Bereits nach einer Jahresproduktion (konkret wären es dann „nur“ 125.000 neue und effiziente Kurbelwellen von einer einzelnen Bearbeitungsmaschine) resultiert insgesamt ein Nutzen 3. Art von ca. 40 Mio. CHF bzw. 32 Mio. Euro. Dies ist weit mehr, als die Maschine kostet. Bei Anwendung herkömmlicher Wirtschaftlichkeitsrechnungen ergäbe dies ein „Pay Back“ von 10 bis 20 Tagen (!).
Einen Nutzen 3. Art zu generieren ist nicht trivial. Im Rahmen von Ecodesign muss man eine weit breiter gefasste Systemabgrenzung vornehmen. Der Betrachtungsraum ist dann sehr breit und der Lösungsraum erweitert sich; weitaus attraktivere Lösungsfelder werden sichtbar. Interessant in diesem Zusammenhang ist auch die Feststellung, dass Firmen im Rahmen von Ecodesign-Workshops, die der Autor häufig mit Firmen durchgeführt hat, auf die Frage nach dem Nutzen 3. Art ungemein interessiert reagieren und bereits nach kurzer Zeit ganz neue Lösungsansätze vorliegen.
Mit Ecodesign Energie und Material einsparen
Energiekosten sind im produzierenden Gewerbe gering – in der Regel sind es 3 bis 4 % der gesamten Kosten. Der Anteil der Materialkosten ist jedoch deutlich höher. Dieser variiert gemäß einer aktuellen Studie in der Schweiz [9] zwischen 20 % und 90 %. Im Durchschnitt resultiert ein Wert von ca. 45 %. Materialeffizienz ist deshalb ein Mega-Thema und wird die Diskussion über Ecodesign massiv beeinflussen.
Es ist interessant festzustellen, dass in fast allen befragten Firmen der oben zitierten Studie, die sich bereits mit Umweltfragen und Nachhaltigkeit ernsthaft beschäftigen, Ansätze von Ecodesign umgesetzt sind. So ist dort die Materialspezifikation ein Thema: Zum einen geht es um die Wiederverwendbarkeit des Materials (Recycling), also insbesondere um die Wiederverwertung von Kunststoff in der (eigenen) Produktion. Zum anderen wird aktiv der Frage nachgegangen, ob und in welcher Art Sekundärmaterial verwendet werden kann (in erster Linie Fragen zur Qualität) und ob genügende Mengen verfügbar sind. Zudem wird auch die konstruktive Ausgestaltung der Produkte hinterfragt.

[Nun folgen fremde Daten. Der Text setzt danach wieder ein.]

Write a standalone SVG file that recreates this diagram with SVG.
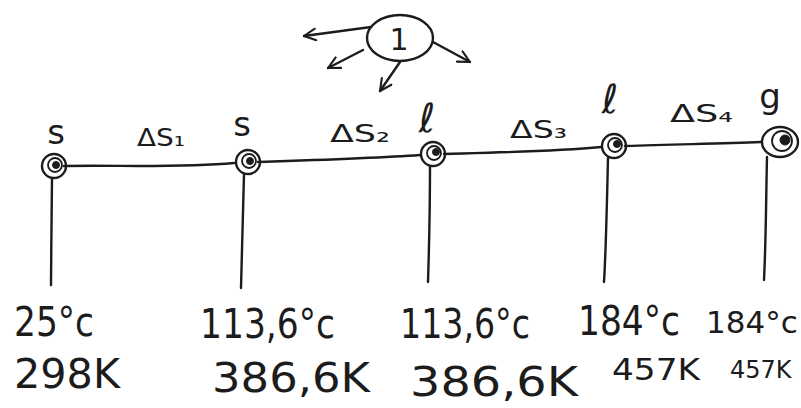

Die Firmen versuchen vielfach, in diesem Bereich Optimierungen – in Koordination mit dem Kunden – bezüglich der eigenen Produktion zu erzielen. Insbesondere bei Herstellern von eigenen Produkten wird die Produktion und je nach Relevanz auch die Nutzung „vorgedacht“ und frühzeitig, also proaktiv optimiert. Diese Firmen haben bereits weitgehend einen (gelebten) Ecodesign-Prozess in der Produktentwicklung realisiert.
Materialeffizienz ist ohne Zweifel wirtschaftlich interessant. Deshalb braucht es hier keine Gesetze, Verbote oder Lenkungsmaßnahmen, sondern Schulung, gute Beispiele, Erfolgsgeschichten, täglich neue Anreize; wie in ganz vielen anderen Bereichen auch. Die oben zitierte Studie kommt deshalb zu dem Schluss, dass die Kompetenz der Leute zu fördern ist, dass hier Planungshilfen und Normen helfen könnten und dass gute Beispiele erfasst, aufbereitet und verbreitet werden müssten. Gelebtes, fruchtbares (und nicht furchtbares) Ecodesign kombiniert deshalb die Vorteile von Energie- und Materialeffizienz in neuen Produkten und Lösungsansätzen und hilft mit, die Marktposition der Firmen zu stärken. Dazu braucht es insbesondere engagierte und gut qualifizierte Fachkräfte und ein Management in den Firmen, welches die Vorteile von Ecodesign sieht und diese auch aktiv einfordert.